• Exercise aim
Below are some records. Output the lines from the first one through the line that holds "years = ['2020', '2025', '2030', '2035', '2040', '2045', '2050']", exactly as written, with no pictures.

Charts and diagrams as code:
..........
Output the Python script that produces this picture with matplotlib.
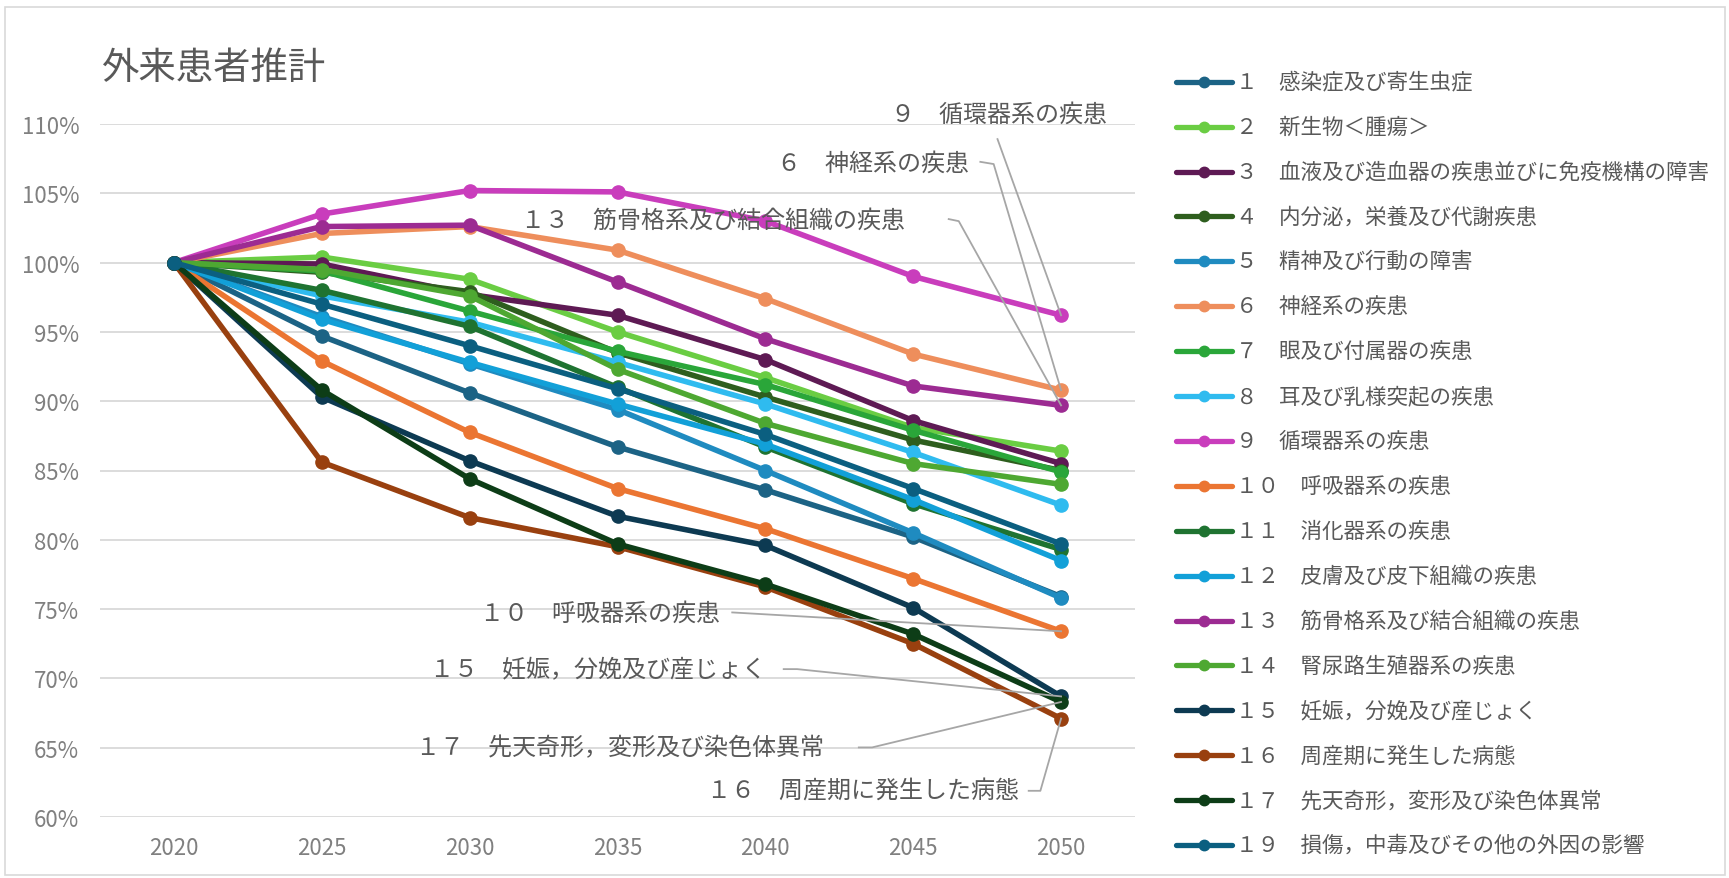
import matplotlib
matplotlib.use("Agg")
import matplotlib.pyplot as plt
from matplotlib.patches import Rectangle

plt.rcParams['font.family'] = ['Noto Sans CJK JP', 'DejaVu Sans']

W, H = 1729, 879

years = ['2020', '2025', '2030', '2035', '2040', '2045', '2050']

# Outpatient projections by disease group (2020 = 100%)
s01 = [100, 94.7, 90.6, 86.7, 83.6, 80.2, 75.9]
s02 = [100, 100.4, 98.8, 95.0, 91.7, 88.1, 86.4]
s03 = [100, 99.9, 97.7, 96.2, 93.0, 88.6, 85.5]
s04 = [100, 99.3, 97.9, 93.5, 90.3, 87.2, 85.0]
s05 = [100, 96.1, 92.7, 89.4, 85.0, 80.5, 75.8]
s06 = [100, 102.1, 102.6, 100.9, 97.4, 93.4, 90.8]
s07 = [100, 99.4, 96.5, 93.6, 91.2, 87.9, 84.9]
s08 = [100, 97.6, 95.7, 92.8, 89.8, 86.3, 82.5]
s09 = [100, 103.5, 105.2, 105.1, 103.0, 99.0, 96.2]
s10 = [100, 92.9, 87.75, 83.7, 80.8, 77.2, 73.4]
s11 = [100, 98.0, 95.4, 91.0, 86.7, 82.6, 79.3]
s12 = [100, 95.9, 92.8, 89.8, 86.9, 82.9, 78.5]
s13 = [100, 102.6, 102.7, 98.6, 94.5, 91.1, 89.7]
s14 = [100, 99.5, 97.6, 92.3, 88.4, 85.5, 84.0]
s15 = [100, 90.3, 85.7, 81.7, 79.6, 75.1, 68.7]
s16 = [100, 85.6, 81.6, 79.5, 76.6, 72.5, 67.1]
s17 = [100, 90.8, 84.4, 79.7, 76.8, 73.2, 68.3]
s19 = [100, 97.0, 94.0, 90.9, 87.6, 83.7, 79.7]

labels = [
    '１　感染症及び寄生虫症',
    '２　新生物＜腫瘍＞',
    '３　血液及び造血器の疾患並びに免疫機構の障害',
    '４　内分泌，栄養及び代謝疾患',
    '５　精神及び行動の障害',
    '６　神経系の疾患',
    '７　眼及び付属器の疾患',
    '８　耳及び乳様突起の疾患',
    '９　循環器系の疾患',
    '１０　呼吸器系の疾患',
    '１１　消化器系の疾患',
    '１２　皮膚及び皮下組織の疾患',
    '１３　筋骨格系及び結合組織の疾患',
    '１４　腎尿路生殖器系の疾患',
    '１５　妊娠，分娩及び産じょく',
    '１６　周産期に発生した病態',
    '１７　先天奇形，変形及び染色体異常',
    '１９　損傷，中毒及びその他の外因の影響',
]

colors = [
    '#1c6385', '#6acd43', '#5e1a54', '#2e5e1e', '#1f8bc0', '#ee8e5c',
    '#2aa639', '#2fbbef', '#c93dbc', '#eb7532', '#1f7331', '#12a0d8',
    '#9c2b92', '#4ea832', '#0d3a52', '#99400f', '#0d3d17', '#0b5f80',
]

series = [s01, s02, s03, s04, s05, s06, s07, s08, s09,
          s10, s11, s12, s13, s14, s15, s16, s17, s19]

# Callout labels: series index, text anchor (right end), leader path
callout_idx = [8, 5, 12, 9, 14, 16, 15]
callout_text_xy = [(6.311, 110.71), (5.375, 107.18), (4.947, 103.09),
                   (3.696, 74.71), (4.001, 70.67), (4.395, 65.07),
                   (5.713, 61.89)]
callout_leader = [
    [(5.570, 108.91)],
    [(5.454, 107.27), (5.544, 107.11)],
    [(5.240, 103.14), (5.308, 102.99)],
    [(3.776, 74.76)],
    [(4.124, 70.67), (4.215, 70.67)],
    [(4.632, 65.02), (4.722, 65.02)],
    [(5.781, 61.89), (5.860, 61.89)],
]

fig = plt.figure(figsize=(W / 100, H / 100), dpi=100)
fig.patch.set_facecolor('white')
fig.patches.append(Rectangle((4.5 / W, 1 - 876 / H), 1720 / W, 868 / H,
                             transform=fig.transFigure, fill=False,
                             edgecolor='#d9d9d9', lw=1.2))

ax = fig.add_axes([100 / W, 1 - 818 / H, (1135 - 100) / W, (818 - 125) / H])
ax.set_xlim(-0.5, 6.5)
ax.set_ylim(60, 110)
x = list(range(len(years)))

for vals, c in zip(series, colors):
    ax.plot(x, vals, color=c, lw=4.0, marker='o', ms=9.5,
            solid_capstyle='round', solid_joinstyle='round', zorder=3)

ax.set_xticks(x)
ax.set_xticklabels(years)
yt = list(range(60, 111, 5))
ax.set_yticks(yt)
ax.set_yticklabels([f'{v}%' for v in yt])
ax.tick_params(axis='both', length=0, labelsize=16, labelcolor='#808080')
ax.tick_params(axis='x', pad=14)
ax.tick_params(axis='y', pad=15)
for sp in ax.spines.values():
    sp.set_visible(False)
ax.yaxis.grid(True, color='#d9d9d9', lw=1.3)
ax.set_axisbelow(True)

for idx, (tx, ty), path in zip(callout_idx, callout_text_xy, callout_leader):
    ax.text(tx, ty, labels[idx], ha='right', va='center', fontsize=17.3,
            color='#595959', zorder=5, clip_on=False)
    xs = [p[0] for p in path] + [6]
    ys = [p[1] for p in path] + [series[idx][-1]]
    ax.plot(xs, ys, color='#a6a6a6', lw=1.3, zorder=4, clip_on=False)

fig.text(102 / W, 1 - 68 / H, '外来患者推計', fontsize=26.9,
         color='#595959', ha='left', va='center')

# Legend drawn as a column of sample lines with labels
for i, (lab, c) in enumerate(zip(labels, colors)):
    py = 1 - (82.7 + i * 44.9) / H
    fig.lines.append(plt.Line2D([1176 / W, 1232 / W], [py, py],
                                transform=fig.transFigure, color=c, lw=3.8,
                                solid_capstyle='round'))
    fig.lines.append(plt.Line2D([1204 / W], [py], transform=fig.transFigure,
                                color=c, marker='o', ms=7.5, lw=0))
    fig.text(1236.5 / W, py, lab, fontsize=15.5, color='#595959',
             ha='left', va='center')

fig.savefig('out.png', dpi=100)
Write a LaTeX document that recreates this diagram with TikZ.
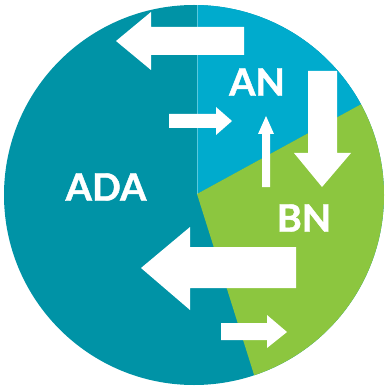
..........
• Correct output
Output the Python script that produces this picture with matplotlib.
import matplotlib
matplotlib.use("Agg")
import matplotlib.pyplot as plt
from matplotlib.patches import Rectangle

plt.rcParams['font.family'] = ['Noto Sans CJK JP', 'DejaVu Sans']

W, H = 1729, 879

years = ['2020', '2025', '2030', '2035', '2040', '2045', '2050']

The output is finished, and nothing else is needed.